Objective: Extract, from the records beneath this instruction, each line that contains the word "with".

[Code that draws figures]
[START]
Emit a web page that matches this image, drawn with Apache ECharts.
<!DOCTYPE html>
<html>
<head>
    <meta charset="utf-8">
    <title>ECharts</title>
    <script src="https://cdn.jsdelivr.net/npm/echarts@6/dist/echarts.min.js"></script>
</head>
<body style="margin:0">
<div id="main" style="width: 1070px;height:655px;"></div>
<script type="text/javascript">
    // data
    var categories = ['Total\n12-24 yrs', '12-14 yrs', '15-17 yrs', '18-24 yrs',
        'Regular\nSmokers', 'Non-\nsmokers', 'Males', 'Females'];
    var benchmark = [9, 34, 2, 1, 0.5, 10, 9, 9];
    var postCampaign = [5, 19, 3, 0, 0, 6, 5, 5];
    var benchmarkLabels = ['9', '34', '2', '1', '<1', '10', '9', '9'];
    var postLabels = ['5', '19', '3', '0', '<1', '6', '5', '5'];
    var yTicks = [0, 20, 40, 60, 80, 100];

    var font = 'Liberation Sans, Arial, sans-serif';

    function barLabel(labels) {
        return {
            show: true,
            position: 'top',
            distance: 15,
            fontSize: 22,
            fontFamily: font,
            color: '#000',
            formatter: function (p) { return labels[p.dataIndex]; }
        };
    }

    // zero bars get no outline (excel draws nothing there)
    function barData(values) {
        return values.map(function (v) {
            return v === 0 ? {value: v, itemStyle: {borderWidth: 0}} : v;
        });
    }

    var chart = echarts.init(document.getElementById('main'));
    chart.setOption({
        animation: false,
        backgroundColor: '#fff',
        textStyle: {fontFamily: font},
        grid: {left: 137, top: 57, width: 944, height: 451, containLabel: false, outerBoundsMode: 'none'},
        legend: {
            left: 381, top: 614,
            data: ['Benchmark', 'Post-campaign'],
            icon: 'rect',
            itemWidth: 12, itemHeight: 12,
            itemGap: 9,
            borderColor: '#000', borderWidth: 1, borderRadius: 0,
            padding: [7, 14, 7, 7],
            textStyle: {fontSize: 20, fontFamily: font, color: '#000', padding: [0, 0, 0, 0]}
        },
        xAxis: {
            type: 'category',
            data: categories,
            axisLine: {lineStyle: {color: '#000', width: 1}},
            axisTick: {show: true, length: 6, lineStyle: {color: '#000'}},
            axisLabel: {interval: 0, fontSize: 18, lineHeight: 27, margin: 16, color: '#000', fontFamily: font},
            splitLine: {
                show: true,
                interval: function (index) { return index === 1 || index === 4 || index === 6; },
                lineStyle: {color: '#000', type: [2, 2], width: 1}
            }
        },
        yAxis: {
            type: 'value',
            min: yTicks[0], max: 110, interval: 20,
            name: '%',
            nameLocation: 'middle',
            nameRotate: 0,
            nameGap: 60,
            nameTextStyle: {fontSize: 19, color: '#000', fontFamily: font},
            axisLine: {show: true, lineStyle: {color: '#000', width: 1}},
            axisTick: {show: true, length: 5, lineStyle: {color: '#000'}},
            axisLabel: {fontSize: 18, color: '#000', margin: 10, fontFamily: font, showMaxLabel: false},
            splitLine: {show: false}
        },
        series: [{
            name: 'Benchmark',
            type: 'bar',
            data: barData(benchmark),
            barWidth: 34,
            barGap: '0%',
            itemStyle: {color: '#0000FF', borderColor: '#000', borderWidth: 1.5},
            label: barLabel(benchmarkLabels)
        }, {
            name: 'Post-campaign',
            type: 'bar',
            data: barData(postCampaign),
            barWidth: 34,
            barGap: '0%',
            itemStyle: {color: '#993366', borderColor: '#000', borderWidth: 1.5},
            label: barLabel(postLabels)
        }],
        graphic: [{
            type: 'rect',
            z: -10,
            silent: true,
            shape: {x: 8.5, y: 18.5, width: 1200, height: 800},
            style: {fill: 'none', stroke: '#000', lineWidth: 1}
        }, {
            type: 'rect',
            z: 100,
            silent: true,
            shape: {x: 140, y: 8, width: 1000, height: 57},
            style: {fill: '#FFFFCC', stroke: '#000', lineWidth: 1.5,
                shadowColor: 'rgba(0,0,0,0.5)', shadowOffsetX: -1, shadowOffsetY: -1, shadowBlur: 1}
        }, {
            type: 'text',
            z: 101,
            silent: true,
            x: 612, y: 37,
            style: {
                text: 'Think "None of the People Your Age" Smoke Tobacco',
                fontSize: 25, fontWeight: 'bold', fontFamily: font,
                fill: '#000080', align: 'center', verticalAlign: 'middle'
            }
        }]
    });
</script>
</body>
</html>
[END]
[START]
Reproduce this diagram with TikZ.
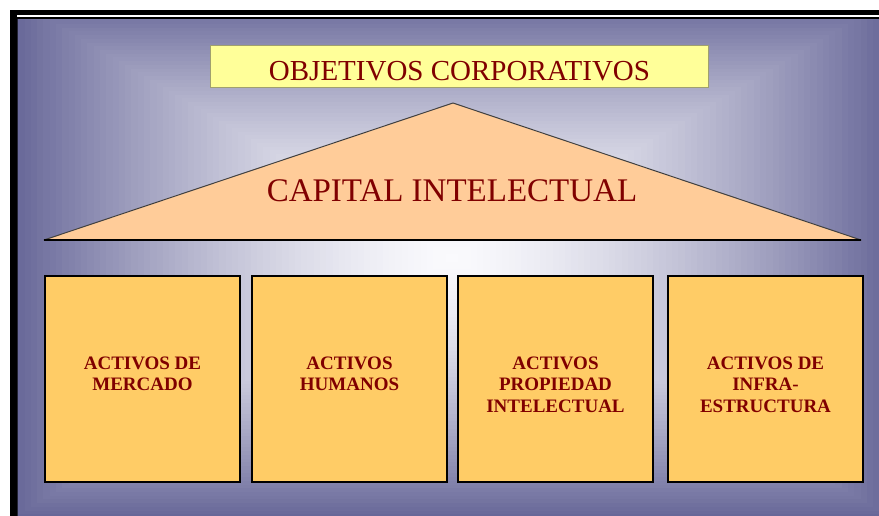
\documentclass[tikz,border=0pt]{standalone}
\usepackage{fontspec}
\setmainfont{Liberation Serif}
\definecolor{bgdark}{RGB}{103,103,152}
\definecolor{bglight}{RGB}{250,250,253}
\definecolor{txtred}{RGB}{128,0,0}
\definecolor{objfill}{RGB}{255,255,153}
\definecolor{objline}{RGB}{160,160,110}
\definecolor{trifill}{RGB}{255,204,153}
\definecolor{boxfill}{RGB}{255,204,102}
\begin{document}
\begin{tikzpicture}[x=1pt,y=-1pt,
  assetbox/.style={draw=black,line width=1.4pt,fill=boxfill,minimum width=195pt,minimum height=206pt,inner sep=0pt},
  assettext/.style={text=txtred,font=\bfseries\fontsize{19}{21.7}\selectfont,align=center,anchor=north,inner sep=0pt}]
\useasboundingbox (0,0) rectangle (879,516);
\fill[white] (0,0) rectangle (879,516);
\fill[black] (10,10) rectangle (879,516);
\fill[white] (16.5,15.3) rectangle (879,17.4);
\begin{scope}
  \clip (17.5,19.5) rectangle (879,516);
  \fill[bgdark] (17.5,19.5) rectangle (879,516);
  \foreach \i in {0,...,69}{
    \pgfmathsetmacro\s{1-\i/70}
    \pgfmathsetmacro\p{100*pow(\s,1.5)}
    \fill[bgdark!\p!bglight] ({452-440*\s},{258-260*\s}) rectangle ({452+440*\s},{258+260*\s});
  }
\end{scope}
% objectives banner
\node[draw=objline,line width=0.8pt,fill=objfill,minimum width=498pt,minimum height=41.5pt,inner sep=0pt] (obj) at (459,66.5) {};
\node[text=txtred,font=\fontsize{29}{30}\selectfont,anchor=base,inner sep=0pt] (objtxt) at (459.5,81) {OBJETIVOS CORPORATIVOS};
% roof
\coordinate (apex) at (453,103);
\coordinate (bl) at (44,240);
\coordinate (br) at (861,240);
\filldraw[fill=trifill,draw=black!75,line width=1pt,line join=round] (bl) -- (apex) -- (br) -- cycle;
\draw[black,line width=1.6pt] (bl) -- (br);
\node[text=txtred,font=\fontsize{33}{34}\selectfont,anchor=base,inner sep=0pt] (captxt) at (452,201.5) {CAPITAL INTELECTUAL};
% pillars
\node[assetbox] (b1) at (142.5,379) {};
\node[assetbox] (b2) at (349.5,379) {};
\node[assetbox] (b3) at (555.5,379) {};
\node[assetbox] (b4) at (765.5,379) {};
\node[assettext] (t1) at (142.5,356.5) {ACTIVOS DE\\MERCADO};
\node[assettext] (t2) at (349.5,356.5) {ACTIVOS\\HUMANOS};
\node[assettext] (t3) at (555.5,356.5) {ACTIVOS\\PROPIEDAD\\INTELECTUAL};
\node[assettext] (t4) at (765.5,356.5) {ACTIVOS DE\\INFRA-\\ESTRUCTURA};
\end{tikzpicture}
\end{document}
[END]
[START]
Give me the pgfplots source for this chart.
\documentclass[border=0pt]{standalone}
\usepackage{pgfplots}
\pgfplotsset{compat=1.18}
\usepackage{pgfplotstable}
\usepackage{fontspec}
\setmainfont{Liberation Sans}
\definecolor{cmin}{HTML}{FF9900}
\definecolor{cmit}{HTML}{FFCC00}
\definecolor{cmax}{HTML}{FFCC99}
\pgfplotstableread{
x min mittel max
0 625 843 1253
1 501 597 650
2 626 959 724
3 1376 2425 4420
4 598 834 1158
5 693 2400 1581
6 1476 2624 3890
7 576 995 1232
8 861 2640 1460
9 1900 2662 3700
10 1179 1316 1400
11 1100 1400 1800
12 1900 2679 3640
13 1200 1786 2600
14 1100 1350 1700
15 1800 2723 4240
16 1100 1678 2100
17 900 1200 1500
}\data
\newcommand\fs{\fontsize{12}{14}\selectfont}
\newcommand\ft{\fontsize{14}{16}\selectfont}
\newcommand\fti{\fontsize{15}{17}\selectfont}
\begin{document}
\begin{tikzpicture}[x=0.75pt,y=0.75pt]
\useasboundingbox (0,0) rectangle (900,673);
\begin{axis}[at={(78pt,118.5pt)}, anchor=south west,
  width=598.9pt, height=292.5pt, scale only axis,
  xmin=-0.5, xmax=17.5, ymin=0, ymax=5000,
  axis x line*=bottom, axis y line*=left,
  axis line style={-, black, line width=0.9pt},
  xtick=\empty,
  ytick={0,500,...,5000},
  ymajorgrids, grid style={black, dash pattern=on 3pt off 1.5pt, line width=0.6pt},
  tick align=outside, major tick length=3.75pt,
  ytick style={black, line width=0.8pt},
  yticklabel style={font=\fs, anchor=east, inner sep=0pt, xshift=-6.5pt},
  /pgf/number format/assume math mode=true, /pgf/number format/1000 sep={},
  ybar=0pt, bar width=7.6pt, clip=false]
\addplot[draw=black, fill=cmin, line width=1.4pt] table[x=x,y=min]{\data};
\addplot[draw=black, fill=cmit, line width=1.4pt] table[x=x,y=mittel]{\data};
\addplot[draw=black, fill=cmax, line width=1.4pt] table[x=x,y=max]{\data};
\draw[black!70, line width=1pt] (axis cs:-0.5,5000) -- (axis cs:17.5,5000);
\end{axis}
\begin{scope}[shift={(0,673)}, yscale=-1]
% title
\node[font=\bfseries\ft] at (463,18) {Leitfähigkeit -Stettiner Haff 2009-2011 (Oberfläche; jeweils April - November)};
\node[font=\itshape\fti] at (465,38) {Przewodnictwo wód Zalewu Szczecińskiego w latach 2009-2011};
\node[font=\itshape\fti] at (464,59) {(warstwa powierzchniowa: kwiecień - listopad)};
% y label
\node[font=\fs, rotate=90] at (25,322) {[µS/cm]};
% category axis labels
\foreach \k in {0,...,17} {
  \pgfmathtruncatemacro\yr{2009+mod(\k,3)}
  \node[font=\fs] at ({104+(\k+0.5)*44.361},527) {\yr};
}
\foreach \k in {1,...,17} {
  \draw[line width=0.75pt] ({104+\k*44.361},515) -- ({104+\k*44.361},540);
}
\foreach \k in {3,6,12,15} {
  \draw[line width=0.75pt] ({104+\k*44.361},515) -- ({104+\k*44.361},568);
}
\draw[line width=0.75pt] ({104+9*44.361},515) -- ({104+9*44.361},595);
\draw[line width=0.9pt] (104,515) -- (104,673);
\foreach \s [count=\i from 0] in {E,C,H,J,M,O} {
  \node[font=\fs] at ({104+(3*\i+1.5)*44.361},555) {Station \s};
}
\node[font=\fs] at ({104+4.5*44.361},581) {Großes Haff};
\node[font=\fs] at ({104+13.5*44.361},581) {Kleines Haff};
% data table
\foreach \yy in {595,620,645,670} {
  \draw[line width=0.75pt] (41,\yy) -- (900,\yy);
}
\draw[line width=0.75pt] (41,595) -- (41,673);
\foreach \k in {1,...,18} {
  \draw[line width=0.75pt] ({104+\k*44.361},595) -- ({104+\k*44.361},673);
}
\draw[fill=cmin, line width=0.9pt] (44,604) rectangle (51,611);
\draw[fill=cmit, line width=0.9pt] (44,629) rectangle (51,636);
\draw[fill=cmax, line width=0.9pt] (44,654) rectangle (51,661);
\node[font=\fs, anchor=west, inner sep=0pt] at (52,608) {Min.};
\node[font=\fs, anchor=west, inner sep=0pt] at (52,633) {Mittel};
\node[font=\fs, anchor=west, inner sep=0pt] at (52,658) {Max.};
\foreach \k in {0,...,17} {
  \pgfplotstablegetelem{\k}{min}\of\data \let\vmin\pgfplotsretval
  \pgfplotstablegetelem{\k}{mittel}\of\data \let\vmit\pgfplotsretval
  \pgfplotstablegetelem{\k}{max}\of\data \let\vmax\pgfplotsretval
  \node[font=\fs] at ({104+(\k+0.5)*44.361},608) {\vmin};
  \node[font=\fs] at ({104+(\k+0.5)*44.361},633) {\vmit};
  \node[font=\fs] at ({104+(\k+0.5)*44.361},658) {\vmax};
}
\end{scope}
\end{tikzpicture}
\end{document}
[END]
Exercise output:
Emit a web page that matches this image, drawn with Apache ECharts.
Reproduce this diagram with TikZ.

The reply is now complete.